Does Globalization Make a Difference?
Start date: Feb 1, 2008,
End date: Jan 31, 2012
"This research project takes advantage of a unique dataset, the Comparative Study of Electoral Systems (CSES) to investigate mass attitudes and perceptions about the implications of globalization for democracy. The CSES incorporates macro- and micro-level data from, currently, 37 countries, 62 elections, and over 100,000 respondents, between 1996 until the present and beyond, as fieldwork is continuing. The research addresses the following questions. Across a wide range of forty or more democratic nations, does the extent to which their economies and polities are ‘globalized’ affect public attitudes and political behaviour? Are citizens in the most globalized nations more likely to perceive that neither voting nor their ultimate choice of political leaders can ‘make a difference’? Do those citizens perceive significant differences between political parties? Do such perceptions lead citizens in globalized societies to be less likely to turn out to vote, less likely to seek to dismiss or change incumbent governments, and less likely to hold governments to account for their economic performances? And meanwhile, do citizens in less globalized countries perceive more reasons to vote, more difference between political parties, and see themselves better able to control their governments and their policies?

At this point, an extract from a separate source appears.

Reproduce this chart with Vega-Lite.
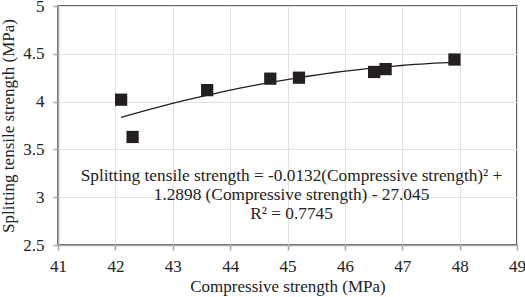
{
  "$schema": "https://vega.github.io/schema/vega-lite/v6.json",
  "autosize": {"type": "none"},
  "width": 459,
  "height": 239,
  "padding": {"left": 58, "top": 6, "right": 8, "bottom": 52},
  "background": "white",
  "config": {
    "font": "Liberation Serif",
    "view": {"stroke": "#333333", "strokeWidth": 1.5},
    "text": {"font": "Liberation Serif"},
    "axis": {
      "labelFont": "Liberation Serif",
      "titleFont": "Liberation Serif",
      "labelFontSize": 17,
      "titleFontSize": 17,
      "titleFontWeight": "normal",
      "labelColor": "#222222",
      "titleColor": "#222222",
      "domainColor": "#a6a6a6",
      "domainWidth": 1.5,
      "tickColor": "#a6a6a6",
      "tickWidth": 1.5,
      "tickSize": 5,
      "labelOverlap": false,
      "labelFlush": false,
      "gridColor": "#e2e2e2",
      "gridWidth": 1
    }
  },
  "datasets": {
    "points": [
      {"cs": 42.1, "sts": 4.02},
      {"cs": 42.3, "sts": 3.63},
      {"cs": 43.6, "sts": 4.12},
      {"cs": 44.7, "sts": 4.24},
      {"cs": 45.2, "sts": 4.25},
      {"cs": 46.51, "sts": 4.31},
      {"cs": 46.71, "sts": 4.34},
      {"cs": 47.91, "sts": 4.44}
    ],
    "labels": [
      {"x": 45.07, "y": 3.225, "t": "Splitting tensile strength = -0.0132(Compressive strength)² +"},
      {"x": 45.07, "y": 3.025, "t": "1.2898 (Compressive strength) - 27.045"},
      {"x": 45.07, "y": 2.826, "t": "R² = 0.7745"}
    ]
  },
  "layer": [
    {
      "data": {"name": "points"},
      "transform": [{"regression": "sts", "on": "cs", "method": "poly", "order": 2}],
      "mark": {"type": "line", "color": "#231f20", "strokeWidth": 1.3},
      "encoding": {
        "x": {
          "field": "cs", "type": "quantitative",
          "scale": {"domain": [41, 49], "nice": false, "zero": false},
          "axis": {"title": "Compressive strength (MPa)", "values": [41,42,43,44,45,46,47,48,49], "format": "d", "labelPadding": 8, "titlePadding": 4}
        },
        "y": {
          "field": "sts", "type": "quantitative",
          "scale": {"domain": [2.5, 5], "nice": false, "zero": false},
          "axis": {"title": "Splitting tensile strength (MPa)", "values": [2.5,3,3.5,4,4.5,5], "labelPadding": 9, "titlePadding": 5, "format": ".1~f"}
        }
      }
    },
    {
      "data": {"name": "points"},
      "mark": {"type": "square", "size": 150, "color": "#231f20", "opacity": 1, "filled": true},
      "encoding": {
        "x": {"field": "cs", "type": "quantitative"},
        "y": {"field": "sts", "type": "quantitative"}
      }
    },
    {
      "data": {"name": "labels"},
      "mark": {"type": "text", "font": "Liberation Serif", "fontSize": 17.3, "color": "#222222", "align": "center", "baseline": "middle"},
      "encoding": {
        "x": {"field": "x", "type": "quantitative"},
        "y": {"field": "y", "type": "quantitative"},
        "text": {"field": "t"}
      }
    }
  ]
}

The main methods will be quantitative, but they will be supplemented by qualitative analysis of critical cases, particularly of outliers. Part of the research will also analyse the discourses of globalization, both popular and academic, and their implications for mass expectations of political leaders under conditions of globalization. Current indices of globalization will be reviewed and enhanced, particularly for political globalization, which needs more development. Two indicators of economic globalization, trade dependence and international financial integration, will define two of the key independent variables."